How does this translate to leads and revenue?  Simple – let others tell your story.  On your website, if you have lots of copy talking about your company and products – ditch it in favor or some testimonials and blogs.  You may still need to keep the product sheets and some description of what you do – but once you get beyond the elevator pitch, no one is listening.  Same goes for your emails, direct mails and all other marketing materials.  I’m most likely to pay attention to what you have to say if either:

  1. You are adding value to my life (giving me tips, information, education, etc.); or,
  2. Someone else is saying it for you (testimonials, references, case studies, blogs).
So next time you create a marketing asset, ask yourself if you would care about it coming from any other company than your own.  If the answer is no, it’s probably a little too self-centered.

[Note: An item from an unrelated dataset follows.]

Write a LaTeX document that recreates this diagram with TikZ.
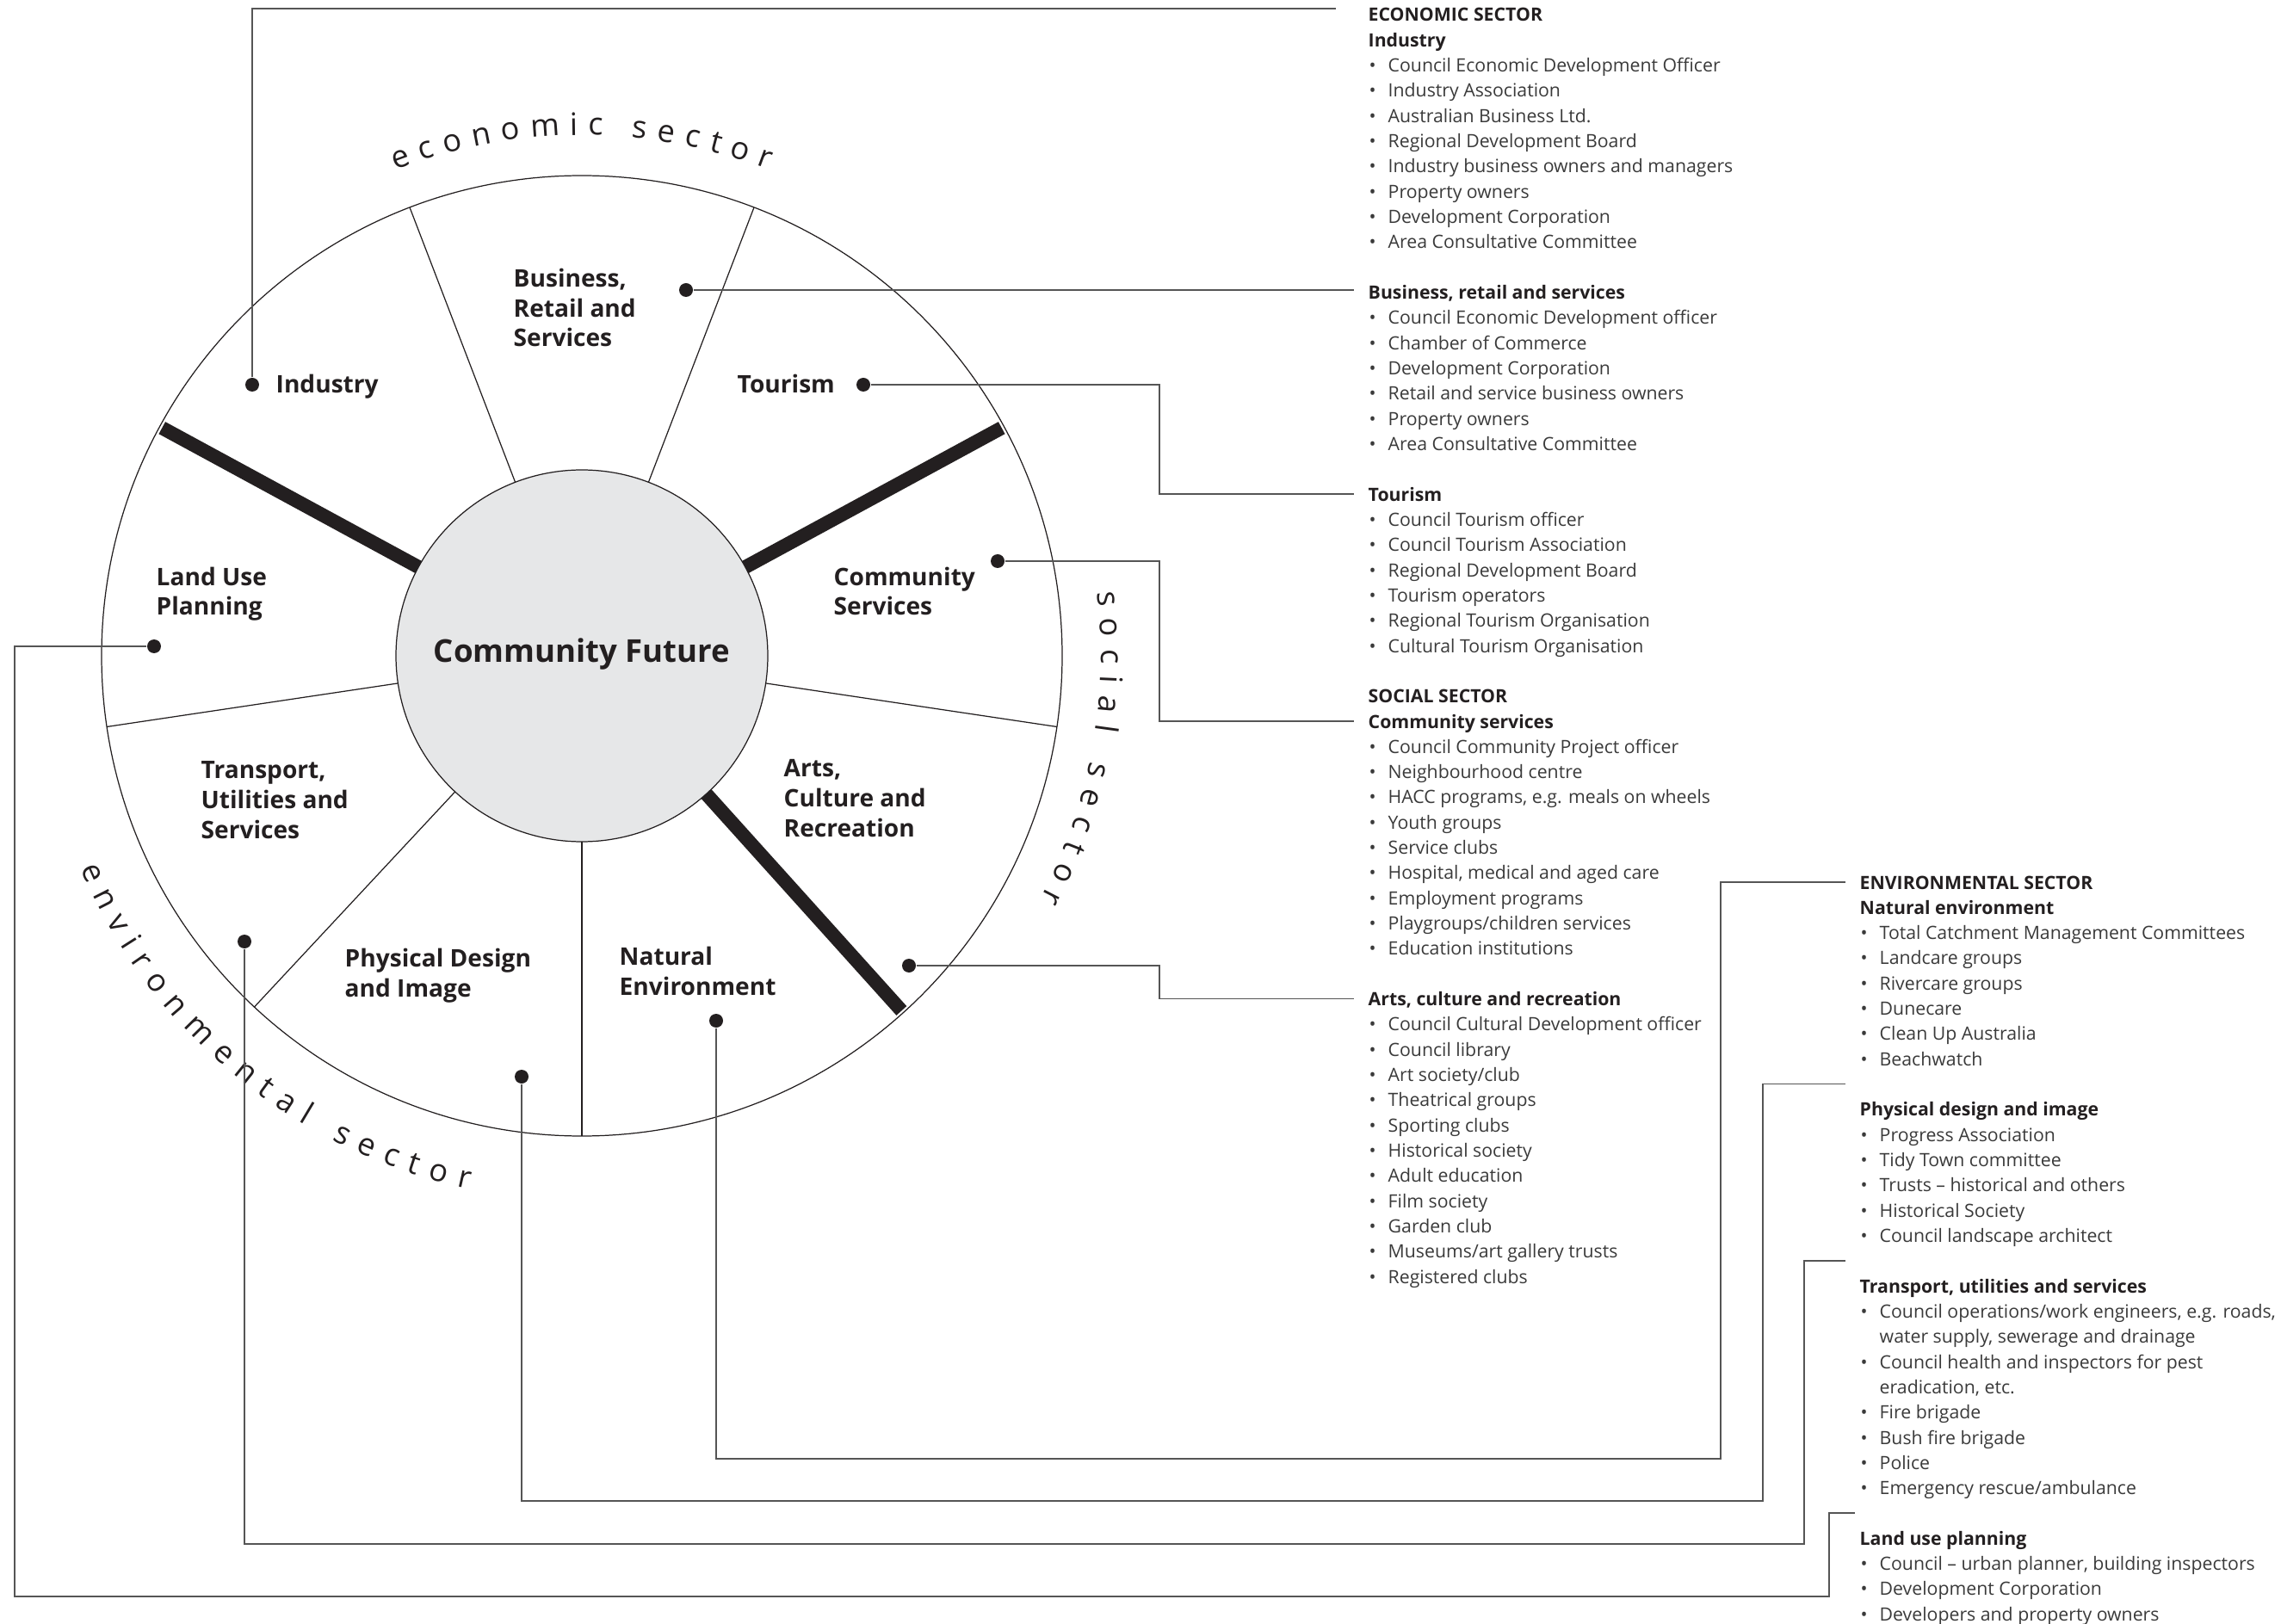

Do these characteristics describe your current website?

  • Heavy text focused on what you do
  • Homepage and main navigation centers around products and services
  • The About Us page gives a timeline of your company history and describes your mission statement
  • All of your assets are freely downloadable (i.e., not behind forms)
  • The only call-to-action is “Contact Us”

If so, it might be time for an upgrade.  While retro is hip in fashion, that’s not the case with your website.  The goals of your website should be to drive leads in addition to serving as a branding tool.  Here are a few things to think about when updating your site:

  • Your targets would rather hear about how great your products, services and company are from their peers and other third party sources than from you.
  • A picture can say a thousand words – and make your site a lot cleaner.  I’m not talking about stock photography of the smiling woman on the phone, but real pictures of your assets, your products and your people.
  • Different people respond better to different types of content.  Some people like the long whitepapers and technical briefs, but others are going to need short podcasts or summary updates.
  • Related to the point above, people in different parts of their buying cycle need different types of content.  Someone just learning about your products and services might need the education webinar, while someone much further down the funnel is really looking for how your products stacks up against your competitors’ products.
  • While long forms can deter someone from downloading that whitepaper or registering for a webinar, asking small amounts of information at a time (1-3 fields) can help you gather a full profile on your target before you know it.  This is known as the progressive profiling form.

In general, if you can minimize the copy about you, make your site easy to navigate and provide value to your targets, they will come back time and again.